─── RECORDS FOR THIS EXERCISE

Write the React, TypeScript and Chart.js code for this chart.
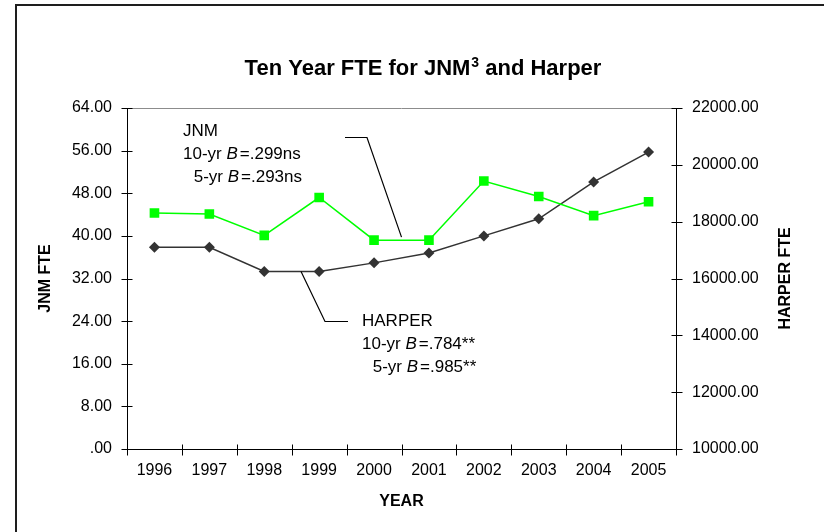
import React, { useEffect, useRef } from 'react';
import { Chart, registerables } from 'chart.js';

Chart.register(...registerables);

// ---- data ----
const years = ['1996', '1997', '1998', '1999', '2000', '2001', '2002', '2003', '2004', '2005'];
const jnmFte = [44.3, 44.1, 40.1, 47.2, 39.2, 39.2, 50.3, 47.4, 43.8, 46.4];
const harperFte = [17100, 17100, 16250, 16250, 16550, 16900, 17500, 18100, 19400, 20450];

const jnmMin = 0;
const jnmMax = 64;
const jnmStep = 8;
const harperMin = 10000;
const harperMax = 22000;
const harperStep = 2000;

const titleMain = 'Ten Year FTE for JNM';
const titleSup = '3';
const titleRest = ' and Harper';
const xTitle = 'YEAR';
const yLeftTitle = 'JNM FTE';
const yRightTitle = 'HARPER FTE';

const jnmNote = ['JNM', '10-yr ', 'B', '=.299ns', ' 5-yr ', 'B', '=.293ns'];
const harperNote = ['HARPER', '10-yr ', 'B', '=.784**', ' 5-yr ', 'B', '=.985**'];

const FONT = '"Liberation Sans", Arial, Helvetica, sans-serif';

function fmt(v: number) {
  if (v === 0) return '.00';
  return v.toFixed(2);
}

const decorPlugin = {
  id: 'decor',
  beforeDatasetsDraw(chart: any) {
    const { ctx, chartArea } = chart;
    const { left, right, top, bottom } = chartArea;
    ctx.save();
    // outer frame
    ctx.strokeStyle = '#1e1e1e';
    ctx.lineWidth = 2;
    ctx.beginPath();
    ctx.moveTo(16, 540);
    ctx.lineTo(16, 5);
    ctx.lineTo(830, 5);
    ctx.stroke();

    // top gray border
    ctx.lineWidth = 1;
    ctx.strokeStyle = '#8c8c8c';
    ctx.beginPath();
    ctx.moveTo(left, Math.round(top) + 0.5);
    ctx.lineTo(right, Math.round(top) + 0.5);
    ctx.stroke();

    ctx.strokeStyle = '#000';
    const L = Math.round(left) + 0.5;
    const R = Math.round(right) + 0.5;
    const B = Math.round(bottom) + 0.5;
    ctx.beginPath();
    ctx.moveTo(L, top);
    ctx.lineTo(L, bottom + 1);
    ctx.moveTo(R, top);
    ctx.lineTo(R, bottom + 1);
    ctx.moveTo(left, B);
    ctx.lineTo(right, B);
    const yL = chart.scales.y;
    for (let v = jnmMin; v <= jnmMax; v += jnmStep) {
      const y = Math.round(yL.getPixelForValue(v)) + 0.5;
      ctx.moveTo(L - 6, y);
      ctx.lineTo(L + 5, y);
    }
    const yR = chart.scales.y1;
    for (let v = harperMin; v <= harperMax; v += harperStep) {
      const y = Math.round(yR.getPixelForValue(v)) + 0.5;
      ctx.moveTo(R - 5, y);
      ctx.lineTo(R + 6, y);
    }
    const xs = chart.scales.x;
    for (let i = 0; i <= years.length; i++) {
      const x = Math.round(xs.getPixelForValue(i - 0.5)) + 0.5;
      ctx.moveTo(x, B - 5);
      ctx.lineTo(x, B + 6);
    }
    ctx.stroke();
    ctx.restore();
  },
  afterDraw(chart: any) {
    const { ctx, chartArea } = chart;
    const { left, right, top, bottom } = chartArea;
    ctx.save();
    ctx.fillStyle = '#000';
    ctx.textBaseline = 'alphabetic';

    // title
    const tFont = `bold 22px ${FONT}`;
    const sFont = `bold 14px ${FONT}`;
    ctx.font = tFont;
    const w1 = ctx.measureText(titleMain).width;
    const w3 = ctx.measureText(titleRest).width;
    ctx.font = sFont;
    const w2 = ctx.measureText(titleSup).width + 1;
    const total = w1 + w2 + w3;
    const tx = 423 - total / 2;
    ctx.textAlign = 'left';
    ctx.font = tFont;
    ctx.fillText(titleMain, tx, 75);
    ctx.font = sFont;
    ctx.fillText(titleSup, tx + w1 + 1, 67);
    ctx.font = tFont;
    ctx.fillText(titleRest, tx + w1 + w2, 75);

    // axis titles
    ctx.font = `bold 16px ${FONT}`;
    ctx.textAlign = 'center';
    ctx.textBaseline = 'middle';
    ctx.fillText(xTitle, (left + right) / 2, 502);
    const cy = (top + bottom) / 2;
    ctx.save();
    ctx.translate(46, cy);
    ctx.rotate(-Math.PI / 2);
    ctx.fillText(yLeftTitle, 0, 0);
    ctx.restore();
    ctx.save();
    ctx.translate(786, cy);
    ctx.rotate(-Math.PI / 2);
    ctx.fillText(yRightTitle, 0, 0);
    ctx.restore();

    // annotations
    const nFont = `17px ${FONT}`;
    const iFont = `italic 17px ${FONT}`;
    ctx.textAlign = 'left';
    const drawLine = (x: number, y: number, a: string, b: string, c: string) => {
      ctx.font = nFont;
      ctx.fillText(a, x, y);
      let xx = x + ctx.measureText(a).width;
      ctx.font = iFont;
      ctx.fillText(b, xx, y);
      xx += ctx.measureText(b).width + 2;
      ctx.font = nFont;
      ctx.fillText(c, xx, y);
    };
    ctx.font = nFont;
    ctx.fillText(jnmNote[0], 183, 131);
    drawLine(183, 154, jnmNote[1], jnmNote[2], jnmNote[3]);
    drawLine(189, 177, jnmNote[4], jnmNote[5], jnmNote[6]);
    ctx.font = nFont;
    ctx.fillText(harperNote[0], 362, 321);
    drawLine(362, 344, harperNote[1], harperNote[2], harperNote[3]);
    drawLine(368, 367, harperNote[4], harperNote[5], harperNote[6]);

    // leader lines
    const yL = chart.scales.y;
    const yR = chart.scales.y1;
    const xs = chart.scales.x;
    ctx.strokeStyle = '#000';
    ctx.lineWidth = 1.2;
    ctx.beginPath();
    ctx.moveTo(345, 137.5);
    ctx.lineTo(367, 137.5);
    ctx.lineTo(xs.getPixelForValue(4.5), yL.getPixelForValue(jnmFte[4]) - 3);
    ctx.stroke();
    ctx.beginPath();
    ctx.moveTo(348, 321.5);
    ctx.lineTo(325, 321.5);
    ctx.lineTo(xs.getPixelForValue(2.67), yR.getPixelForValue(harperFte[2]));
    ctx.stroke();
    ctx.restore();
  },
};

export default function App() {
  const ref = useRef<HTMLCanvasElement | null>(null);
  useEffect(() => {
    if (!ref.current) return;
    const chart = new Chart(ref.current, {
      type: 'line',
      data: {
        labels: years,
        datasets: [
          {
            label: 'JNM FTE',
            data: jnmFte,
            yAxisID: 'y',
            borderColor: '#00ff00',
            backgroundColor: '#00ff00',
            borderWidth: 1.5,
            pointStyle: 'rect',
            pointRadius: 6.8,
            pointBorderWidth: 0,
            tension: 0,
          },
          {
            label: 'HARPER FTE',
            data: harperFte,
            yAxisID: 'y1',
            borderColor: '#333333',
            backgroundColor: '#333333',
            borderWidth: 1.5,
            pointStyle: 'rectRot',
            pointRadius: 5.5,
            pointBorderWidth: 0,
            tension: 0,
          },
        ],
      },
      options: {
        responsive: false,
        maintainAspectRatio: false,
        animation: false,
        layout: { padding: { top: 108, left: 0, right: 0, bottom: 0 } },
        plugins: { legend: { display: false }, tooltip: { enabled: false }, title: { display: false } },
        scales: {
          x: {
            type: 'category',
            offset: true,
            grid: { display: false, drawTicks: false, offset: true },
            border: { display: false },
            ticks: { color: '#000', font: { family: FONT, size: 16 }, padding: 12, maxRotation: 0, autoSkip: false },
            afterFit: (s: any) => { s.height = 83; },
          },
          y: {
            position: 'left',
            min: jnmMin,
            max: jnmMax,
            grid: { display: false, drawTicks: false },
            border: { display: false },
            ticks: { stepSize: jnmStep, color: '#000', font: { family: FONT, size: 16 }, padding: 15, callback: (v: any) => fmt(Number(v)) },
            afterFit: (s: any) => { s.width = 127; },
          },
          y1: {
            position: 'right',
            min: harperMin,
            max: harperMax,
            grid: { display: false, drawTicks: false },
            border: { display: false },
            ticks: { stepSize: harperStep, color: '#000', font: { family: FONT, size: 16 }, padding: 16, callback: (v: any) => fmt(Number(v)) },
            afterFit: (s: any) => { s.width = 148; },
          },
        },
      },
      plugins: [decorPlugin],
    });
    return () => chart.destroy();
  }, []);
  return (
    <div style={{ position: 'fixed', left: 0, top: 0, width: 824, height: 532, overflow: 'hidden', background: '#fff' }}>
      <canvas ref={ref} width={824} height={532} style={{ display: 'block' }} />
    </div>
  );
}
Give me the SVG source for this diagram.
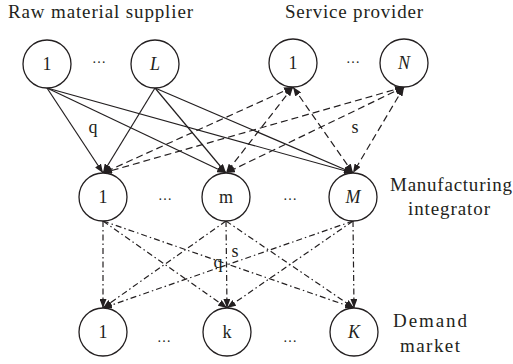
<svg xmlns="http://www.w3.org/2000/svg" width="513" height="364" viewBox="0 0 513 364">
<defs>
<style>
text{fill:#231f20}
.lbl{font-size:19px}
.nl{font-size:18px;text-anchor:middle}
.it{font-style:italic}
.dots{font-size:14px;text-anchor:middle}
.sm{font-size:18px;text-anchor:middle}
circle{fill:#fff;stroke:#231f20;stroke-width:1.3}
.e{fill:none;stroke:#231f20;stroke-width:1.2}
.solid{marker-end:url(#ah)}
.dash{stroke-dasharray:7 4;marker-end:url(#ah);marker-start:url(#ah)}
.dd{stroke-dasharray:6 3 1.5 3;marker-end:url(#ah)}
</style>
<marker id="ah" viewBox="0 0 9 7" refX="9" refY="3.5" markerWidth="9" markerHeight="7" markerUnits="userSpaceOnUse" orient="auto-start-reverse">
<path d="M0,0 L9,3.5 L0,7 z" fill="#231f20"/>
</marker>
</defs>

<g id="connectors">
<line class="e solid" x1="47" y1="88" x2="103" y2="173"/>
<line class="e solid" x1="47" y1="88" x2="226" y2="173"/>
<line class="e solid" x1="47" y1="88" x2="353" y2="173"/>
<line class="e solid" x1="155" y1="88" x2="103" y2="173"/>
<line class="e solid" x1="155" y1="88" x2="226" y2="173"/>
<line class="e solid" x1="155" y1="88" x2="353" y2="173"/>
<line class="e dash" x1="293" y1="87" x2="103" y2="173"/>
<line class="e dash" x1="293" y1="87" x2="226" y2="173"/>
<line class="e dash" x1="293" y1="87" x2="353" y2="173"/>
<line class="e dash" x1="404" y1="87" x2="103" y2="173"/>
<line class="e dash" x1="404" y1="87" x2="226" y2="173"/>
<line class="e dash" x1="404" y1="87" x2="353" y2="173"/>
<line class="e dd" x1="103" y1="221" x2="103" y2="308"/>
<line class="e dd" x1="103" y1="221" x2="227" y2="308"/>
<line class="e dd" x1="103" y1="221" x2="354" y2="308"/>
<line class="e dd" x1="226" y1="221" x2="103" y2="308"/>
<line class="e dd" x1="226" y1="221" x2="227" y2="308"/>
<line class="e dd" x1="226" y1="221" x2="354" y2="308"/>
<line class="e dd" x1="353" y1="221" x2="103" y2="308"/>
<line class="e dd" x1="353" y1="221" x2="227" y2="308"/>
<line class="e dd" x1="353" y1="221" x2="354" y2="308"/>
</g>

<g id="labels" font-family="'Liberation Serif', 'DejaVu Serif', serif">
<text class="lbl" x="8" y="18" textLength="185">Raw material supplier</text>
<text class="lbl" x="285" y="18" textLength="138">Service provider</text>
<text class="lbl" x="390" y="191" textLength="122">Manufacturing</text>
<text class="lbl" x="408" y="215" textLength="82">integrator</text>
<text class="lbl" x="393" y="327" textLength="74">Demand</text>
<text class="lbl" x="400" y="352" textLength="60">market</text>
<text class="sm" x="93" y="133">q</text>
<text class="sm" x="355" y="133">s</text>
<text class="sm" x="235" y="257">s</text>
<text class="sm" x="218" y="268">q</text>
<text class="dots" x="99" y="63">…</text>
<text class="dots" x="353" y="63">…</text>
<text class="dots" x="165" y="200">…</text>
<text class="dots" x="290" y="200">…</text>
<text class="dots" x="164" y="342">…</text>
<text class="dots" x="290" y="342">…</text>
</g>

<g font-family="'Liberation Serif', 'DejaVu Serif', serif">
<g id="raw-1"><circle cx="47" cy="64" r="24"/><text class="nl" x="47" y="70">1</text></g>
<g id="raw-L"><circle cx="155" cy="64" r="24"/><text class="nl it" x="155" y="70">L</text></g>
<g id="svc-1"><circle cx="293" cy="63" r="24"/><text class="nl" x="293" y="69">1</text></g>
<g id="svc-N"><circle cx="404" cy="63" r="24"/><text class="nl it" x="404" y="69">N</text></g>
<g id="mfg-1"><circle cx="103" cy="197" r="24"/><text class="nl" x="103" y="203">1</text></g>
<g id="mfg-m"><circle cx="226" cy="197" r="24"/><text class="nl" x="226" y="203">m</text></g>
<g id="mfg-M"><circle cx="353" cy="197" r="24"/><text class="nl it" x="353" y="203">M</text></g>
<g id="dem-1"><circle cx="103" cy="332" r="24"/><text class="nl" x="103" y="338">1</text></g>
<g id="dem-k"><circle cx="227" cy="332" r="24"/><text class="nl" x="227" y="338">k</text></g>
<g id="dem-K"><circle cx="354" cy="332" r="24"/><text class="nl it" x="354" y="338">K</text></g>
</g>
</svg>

──────

Repeat only the lines from the beginning of the material through the line containing "Chart.register(...registerables);", both ends kept, leaving pictures out.

# TASK RESULT
Write the React, TypeScript and Chart.js code for this chart.
import React, { useEffect, useRef } from 'react';
import { Chart, registerables } from 'chart.js';

Chart.register(...registerables);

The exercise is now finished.